-- WHAT IS BEING ASKED --
Transcribe exactly the lines from the one containing "Generate a Python" through the one containing "a_106_val = a_ref1_val", both included, and leave out any pictures.
------------------------------------
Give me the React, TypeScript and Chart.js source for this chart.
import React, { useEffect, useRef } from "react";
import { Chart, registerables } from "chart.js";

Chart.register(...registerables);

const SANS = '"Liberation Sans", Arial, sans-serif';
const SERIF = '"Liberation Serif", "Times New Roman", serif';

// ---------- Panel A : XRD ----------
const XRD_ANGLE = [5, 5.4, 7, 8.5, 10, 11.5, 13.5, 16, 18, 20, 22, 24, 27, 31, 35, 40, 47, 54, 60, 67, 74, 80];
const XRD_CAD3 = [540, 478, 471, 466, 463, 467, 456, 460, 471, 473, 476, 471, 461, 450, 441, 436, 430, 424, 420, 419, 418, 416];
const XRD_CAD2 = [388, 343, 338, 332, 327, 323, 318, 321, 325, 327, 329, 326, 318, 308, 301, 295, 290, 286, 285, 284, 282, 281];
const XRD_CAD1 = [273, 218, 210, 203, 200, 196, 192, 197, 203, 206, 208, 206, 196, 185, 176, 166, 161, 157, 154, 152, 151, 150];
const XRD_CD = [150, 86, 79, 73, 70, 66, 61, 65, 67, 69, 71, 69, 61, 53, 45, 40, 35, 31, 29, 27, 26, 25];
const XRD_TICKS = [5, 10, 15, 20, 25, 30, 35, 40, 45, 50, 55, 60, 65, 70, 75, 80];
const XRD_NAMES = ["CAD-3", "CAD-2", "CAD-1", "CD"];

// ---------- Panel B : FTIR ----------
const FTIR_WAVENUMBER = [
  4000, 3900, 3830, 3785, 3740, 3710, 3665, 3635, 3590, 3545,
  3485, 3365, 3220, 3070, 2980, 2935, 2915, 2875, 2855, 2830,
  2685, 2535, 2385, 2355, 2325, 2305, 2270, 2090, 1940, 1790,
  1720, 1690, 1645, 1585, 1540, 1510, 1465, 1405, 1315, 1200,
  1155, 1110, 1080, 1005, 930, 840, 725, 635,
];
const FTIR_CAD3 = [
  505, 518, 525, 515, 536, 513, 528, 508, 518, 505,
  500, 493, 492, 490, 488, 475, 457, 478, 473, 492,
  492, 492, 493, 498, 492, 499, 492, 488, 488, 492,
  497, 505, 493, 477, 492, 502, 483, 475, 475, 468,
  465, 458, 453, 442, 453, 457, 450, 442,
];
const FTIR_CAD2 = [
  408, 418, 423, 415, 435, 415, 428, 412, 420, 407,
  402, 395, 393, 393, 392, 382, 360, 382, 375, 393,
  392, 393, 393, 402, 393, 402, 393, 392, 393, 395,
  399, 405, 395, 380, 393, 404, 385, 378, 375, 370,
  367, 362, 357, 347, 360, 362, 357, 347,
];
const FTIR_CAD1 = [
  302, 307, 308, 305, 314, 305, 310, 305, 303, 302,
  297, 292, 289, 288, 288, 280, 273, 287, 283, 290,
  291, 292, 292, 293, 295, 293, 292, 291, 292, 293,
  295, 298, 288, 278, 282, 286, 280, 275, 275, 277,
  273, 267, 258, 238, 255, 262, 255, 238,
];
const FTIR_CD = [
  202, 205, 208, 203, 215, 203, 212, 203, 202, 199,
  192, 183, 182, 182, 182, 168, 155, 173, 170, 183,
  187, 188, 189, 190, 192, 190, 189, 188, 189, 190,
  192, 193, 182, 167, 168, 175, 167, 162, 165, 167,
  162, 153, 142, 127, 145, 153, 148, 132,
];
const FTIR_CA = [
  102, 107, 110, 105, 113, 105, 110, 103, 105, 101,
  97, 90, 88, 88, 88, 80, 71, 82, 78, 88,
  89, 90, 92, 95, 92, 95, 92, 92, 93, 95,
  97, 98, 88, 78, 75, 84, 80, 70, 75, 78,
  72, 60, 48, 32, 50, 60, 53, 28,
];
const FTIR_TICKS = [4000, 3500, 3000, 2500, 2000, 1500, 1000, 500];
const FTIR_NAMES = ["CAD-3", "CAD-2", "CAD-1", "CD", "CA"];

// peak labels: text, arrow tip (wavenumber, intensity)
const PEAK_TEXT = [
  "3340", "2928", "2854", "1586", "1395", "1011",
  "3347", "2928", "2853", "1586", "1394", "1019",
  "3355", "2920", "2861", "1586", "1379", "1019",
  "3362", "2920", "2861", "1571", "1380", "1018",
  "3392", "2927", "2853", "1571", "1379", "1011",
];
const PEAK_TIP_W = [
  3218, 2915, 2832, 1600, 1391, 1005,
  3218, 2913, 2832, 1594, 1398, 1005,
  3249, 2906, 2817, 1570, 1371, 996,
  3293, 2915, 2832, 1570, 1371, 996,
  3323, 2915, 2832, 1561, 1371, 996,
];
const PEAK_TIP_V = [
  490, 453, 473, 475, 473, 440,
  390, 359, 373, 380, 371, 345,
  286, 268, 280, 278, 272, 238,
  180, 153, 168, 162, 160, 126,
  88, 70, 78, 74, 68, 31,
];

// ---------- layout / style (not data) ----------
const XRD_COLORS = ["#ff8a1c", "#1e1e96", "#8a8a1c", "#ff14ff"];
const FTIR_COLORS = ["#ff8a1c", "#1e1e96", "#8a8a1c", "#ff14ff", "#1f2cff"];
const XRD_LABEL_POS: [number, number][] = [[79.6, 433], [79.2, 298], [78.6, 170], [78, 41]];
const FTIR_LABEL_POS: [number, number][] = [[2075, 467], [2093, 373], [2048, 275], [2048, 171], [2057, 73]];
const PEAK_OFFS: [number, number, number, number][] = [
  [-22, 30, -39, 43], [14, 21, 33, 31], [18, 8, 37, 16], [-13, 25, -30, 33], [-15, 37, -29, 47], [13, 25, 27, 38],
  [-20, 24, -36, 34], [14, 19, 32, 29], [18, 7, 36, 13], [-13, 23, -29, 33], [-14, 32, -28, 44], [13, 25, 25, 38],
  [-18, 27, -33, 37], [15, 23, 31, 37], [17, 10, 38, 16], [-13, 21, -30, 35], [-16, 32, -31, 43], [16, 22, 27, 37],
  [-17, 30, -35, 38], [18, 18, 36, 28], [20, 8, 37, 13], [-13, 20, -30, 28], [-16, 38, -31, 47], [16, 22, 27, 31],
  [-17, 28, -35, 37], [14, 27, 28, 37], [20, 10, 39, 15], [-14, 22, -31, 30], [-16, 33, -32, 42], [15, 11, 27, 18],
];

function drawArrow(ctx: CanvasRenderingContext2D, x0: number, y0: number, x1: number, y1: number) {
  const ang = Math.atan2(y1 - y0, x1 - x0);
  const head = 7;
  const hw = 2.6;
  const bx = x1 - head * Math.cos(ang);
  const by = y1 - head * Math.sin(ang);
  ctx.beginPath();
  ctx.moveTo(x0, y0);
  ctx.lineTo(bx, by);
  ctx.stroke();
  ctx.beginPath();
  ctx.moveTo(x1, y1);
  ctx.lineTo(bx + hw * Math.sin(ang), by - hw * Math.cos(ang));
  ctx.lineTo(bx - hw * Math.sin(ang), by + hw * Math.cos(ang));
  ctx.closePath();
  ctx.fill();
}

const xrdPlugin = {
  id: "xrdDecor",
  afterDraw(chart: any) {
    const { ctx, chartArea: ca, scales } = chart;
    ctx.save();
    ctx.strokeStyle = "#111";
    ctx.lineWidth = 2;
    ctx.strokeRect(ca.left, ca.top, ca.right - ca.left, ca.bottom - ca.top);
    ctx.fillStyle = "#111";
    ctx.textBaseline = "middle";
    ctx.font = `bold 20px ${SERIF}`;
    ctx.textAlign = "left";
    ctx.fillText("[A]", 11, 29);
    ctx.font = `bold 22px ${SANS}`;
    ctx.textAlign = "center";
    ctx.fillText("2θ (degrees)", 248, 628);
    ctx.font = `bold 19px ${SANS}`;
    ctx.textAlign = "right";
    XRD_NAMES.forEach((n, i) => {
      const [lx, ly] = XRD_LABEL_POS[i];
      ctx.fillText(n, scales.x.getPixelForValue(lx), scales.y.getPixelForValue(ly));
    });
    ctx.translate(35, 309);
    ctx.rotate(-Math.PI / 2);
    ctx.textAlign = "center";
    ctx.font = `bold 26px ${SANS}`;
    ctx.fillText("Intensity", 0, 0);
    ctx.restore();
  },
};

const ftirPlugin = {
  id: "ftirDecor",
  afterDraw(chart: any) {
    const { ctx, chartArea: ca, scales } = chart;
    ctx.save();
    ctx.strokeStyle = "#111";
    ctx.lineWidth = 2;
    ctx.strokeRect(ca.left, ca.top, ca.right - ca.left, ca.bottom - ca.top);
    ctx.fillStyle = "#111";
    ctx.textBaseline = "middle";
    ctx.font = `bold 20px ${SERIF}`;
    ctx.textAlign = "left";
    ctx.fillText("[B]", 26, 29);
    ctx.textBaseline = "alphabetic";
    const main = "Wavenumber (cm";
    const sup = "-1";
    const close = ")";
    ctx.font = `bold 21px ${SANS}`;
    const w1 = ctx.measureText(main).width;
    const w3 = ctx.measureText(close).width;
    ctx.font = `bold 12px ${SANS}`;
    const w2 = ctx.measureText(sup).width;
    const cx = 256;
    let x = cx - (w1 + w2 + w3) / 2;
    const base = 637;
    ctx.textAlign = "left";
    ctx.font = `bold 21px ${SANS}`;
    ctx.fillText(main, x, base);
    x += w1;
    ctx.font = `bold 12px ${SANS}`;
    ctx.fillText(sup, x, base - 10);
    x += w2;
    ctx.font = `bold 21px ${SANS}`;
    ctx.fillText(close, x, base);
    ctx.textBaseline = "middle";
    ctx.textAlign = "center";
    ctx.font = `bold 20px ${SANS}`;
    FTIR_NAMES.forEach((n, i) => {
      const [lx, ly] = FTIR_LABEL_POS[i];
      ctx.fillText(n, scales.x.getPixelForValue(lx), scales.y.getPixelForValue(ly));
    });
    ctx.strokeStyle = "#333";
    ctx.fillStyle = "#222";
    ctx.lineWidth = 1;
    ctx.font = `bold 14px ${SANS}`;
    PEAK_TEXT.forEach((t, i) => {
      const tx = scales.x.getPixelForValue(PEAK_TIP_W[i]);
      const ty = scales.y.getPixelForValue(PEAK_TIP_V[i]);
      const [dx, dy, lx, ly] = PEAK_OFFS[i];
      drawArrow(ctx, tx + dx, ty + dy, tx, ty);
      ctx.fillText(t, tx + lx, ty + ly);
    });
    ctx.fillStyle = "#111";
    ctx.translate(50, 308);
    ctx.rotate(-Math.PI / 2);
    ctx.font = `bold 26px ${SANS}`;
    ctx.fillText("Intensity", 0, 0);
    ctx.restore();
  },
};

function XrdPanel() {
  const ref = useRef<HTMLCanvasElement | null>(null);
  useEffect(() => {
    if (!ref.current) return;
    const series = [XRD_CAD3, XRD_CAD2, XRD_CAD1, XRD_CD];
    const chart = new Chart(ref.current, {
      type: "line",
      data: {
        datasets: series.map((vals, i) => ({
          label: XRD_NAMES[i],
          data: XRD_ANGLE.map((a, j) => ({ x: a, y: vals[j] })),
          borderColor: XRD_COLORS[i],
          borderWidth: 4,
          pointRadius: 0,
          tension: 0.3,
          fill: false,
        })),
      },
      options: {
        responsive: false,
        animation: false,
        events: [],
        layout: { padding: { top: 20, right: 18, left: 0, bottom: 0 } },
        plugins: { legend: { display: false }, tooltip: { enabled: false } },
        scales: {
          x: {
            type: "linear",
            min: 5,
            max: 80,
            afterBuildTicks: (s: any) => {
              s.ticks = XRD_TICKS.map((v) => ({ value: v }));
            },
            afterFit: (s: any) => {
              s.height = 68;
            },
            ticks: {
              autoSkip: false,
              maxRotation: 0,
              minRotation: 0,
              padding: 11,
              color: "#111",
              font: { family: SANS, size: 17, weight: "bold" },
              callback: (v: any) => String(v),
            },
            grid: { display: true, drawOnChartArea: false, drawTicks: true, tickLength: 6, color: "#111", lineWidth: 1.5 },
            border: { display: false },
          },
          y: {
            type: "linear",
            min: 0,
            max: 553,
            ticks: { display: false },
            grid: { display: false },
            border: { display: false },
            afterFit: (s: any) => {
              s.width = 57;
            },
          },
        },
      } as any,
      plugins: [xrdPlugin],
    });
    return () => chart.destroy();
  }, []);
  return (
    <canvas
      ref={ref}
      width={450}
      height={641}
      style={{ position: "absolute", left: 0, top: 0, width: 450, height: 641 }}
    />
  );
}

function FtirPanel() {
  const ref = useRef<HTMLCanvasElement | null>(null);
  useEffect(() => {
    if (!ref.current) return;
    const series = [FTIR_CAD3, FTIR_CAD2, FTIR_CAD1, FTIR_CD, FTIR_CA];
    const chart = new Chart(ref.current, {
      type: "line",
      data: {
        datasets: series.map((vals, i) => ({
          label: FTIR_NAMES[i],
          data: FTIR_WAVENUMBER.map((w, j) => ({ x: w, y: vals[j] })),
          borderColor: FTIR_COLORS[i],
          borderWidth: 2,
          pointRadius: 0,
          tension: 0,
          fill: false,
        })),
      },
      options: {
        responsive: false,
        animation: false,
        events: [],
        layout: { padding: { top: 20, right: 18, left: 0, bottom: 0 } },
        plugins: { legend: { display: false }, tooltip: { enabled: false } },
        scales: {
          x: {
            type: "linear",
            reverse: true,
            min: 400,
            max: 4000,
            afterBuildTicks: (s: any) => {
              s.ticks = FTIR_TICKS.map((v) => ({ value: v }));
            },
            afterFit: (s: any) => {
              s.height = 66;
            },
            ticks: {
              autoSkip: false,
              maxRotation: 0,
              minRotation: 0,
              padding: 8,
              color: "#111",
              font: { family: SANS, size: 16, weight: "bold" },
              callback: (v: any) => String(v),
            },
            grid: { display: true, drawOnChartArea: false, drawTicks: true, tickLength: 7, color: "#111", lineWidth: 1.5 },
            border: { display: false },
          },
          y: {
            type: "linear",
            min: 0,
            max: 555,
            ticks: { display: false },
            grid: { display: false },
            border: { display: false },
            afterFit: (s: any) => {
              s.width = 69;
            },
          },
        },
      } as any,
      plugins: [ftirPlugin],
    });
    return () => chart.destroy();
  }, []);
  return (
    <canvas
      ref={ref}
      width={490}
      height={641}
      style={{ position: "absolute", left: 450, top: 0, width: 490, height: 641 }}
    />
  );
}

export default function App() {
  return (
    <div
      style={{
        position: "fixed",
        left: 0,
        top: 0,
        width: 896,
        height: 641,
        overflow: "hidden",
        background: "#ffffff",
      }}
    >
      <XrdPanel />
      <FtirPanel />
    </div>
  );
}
------------------------------------
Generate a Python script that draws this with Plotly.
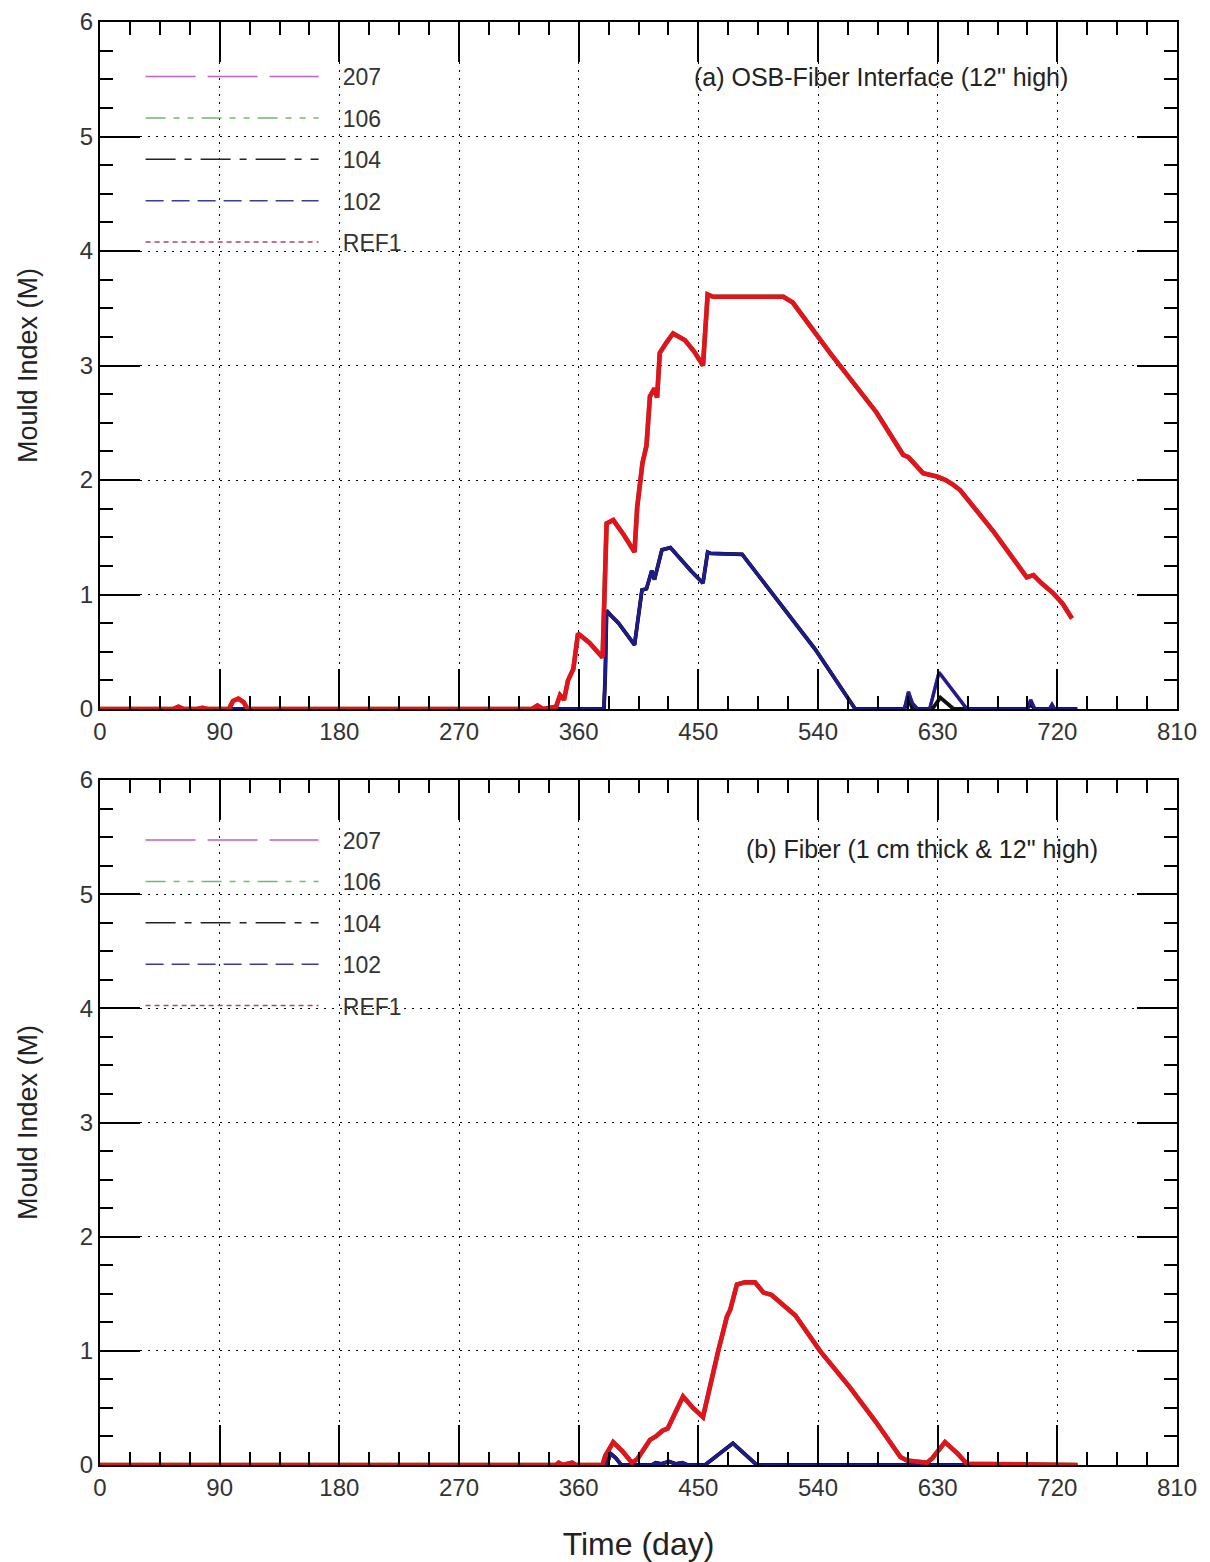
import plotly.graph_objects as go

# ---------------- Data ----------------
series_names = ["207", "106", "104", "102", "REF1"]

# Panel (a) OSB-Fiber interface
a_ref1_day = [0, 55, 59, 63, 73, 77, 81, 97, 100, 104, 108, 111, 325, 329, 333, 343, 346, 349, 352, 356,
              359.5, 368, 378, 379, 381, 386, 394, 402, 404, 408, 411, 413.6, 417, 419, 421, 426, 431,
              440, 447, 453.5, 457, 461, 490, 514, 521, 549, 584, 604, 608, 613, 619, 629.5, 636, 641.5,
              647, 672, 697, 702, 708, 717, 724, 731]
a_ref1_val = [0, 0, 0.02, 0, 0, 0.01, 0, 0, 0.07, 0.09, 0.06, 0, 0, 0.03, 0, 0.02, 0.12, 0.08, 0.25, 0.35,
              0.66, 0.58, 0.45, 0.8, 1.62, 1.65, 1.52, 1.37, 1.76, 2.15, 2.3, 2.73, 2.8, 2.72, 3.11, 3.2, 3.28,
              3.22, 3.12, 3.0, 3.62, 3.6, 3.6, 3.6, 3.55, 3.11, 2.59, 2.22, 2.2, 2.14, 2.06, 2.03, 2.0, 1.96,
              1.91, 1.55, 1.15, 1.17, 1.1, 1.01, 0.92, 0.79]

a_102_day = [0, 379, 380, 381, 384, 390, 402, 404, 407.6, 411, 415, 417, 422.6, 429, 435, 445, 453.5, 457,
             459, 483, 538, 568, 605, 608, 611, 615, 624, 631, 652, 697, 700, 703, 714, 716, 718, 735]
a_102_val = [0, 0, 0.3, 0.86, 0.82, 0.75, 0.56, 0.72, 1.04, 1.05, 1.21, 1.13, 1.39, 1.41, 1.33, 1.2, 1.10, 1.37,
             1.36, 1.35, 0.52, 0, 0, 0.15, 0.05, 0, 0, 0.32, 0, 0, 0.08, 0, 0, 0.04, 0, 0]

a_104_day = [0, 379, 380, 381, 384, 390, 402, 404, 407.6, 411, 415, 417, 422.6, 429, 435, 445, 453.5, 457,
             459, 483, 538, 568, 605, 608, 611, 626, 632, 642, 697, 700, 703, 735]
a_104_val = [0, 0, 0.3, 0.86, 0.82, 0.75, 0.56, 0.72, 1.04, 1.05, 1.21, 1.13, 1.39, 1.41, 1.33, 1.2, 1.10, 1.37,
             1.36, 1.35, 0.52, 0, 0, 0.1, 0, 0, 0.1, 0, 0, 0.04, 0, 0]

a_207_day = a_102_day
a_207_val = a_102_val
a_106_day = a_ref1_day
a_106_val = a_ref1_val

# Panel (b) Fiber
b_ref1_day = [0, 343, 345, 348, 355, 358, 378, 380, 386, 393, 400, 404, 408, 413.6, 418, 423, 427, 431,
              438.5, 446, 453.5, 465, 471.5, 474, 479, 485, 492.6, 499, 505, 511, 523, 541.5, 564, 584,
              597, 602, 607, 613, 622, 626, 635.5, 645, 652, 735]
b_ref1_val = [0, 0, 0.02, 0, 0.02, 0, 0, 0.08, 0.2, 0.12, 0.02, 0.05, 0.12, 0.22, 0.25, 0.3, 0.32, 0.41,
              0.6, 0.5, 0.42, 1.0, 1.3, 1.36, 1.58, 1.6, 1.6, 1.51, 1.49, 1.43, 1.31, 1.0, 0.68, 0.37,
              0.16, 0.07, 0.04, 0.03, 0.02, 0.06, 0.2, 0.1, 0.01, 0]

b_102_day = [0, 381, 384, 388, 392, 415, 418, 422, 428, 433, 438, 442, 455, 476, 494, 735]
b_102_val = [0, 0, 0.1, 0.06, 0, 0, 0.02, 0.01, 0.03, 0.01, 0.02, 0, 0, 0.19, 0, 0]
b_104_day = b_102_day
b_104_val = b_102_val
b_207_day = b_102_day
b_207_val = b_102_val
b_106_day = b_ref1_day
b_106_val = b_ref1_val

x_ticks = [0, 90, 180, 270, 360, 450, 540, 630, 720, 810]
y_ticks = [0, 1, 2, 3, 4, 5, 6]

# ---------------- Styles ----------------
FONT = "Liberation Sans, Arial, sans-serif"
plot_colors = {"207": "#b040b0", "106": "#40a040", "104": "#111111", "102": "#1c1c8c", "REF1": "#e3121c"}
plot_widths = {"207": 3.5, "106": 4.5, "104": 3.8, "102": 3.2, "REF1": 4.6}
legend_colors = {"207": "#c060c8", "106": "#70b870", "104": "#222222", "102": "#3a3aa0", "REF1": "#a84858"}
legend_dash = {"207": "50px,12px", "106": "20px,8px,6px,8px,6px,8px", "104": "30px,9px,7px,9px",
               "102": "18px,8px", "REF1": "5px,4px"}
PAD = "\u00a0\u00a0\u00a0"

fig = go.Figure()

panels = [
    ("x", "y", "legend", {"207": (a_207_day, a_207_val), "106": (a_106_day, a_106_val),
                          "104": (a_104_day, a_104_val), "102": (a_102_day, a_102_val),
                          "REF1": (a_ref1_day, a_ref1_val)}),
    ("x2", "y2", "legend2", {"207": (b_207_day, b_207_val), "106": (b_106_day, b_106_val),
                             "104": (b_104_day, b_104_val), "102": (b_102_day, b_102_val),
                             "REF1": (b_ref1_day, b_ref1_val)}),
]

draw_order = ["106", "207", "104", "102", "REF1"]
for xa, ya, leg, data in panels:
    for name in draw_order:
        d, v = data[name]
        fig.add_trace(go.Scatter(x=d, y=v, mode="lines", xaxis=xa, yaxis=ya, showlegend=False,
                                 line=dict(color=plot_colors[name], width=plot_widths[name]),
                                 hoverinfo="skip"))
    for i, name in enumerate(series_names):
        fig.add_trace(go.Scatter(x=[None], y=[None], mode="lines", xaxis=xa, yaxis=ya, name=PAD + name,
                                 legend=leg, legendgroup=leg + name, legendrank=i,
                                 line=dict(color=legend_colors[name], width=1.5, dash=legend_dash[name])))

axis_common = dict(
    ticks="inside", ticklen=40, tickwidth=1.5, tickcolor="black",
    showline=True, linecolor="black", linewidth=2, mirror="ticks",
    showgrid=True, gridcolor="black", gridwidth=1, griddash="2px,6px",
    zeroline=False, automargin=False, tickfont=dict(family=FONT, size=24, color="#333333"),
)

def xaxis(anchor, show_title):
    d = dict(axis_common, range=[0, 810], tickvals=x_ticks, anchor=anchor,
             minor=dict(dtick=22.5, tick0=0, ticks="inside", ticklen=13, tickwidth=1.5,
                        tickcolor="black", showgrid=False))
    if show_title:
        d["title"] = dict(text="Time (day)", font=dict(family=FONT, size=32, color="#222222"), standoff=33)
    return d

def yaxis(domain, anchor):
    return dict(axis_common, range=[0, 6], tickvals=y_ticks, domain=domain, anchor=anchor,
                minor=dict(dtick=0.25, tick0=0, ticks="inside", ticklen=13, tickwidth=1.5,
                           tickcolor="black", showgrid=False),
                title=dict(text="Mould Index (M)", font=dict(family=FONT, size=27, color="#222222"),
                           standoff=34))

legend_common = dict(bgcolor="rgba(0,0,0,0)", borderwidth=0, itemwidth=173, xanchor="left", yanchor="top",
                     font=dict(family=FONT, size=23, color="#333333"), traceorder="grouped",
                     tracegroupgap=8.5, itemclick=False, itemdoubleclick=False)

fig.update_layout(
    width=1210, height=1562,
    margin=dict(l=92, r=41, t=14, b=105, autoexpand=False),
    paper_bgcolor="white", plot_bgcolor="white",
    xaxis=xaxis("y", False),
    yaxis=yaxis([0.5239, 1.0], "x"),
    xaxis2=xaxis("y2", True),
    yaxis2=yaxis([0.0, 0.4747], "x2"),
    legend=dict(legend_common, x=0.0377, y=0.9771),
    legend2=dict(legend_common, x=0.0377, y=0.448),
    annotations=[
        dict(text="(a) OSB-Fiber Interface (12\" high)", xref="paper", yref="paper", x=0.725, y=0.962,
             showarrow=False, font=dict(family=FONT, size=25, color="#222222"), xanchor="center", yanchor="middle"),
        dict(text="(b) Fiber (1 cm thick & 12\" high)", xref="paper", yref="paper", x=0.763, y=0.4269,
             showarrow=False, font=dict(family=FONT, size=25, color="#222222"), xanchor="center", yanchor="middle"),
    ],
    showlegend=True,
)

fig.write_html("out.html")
------------------------------------
-- OUTPUT OF THE EXERCISE --
Generate a Python script that draws this with Plotly.
import plotly.graph_objects as go

# ---------------- Data ----------------
series_names = ["207", "106", "104", "102", "REF1"]

# Panel (a) OSB-Fiber interface
a_ref1_day = [0, 55, 59, 63, 73, 77, 81, 97, 100, 104, 108, 111, 325, 329, 333, 343, 346, 349, 352, 356,
              359.5, 368, 378, 379, 381, 386, 394, 402, 404, 408, 411, 413.6, 417, 419, 421, 426, 431,
              440, 447, 453.5, 457, 461, 490, 514, 521, 549, 584, 604, 608, 613, 619, 629.5, 636, 641.5,
              647, 672, 697, 702, 708, 717, 724, 731]
a_ref1_val = [0, 0, 0.02, 0, 0, 0.01, 0, 0, 0.07, 0.09, 0.06, 0, 0, 0.03, 0, 0.02, 0.12, 0.08, 0.25, 0.35,
              0.66, 0.58, 0.45, 0.8, 1.62, 1.65, 1.52, 1.37, 1.76, 2.15, 2.3, 2.73, 2.8, 2.72, 3.11, 3.2, 3.28,
              3.22, 3.12, 3.0, 3.62, 3.6, 3.6, 3.6, 3.55, 3.11, 2.59, 2.22, 2.2, 2.14, 2.06, 2.03, 2.0, 1.96,
              1.91, 1.55, 1.15, 1.17, 1.1, 1.01, 0.92, 0.79]

a_102_day = [0, 379, 380, 381, 384, 390, 402, 404, 407.6, 411, 415, 417, 422.6, 429, 435, 445, 453.5, 457,
             459, 483, 538, 568, 605, 608, 611, 615, 624, 631, 652, 697, 700, 703, 714, 716, 718, 735]
a_102_val = [0, 0, 0.3, 0.86, 0.82, 0.75, 0.56, 0.72, 1.04, 1.05, 1.21, 1.13, 1.39, 1.41, 1.33, 1.2, 1.10, 1.37,
             1.36, 1.35, 0.52, 0, 0, 0.15, 0.05, 0, 0, 0.32, 0, 0, 0.08, 0, 0, 0.04, 0, 0]

a_104_day = [0, 379, 380, 381, 384, 390, 402, 404, 407.6, 411, 415, 417, 422.6, 429, 435, 445, 453.5, 457,
             459, 483, 538, 568, 605, 608, 611, 626, 632, 642, 697, 700, 703, 735]
a_104_val = [0, 0, 0.3, 0.86, 0.82, 0.75, 0.56, 0.72, 1.04, 1.05, 1.21, 1.13, 1.39, 1.41, 1.33, 1.2, 1.10, 1.37,
             1.36, 1.35, 0.52, 0, 0, 0.1, 0, 0, 0.1, 0, 0, 0.04, 0, 0]

a_207_day = a_102_day
a_207_val = a_102_val
a_106_day = a_ref1_day
a_106_val = a_ref1_val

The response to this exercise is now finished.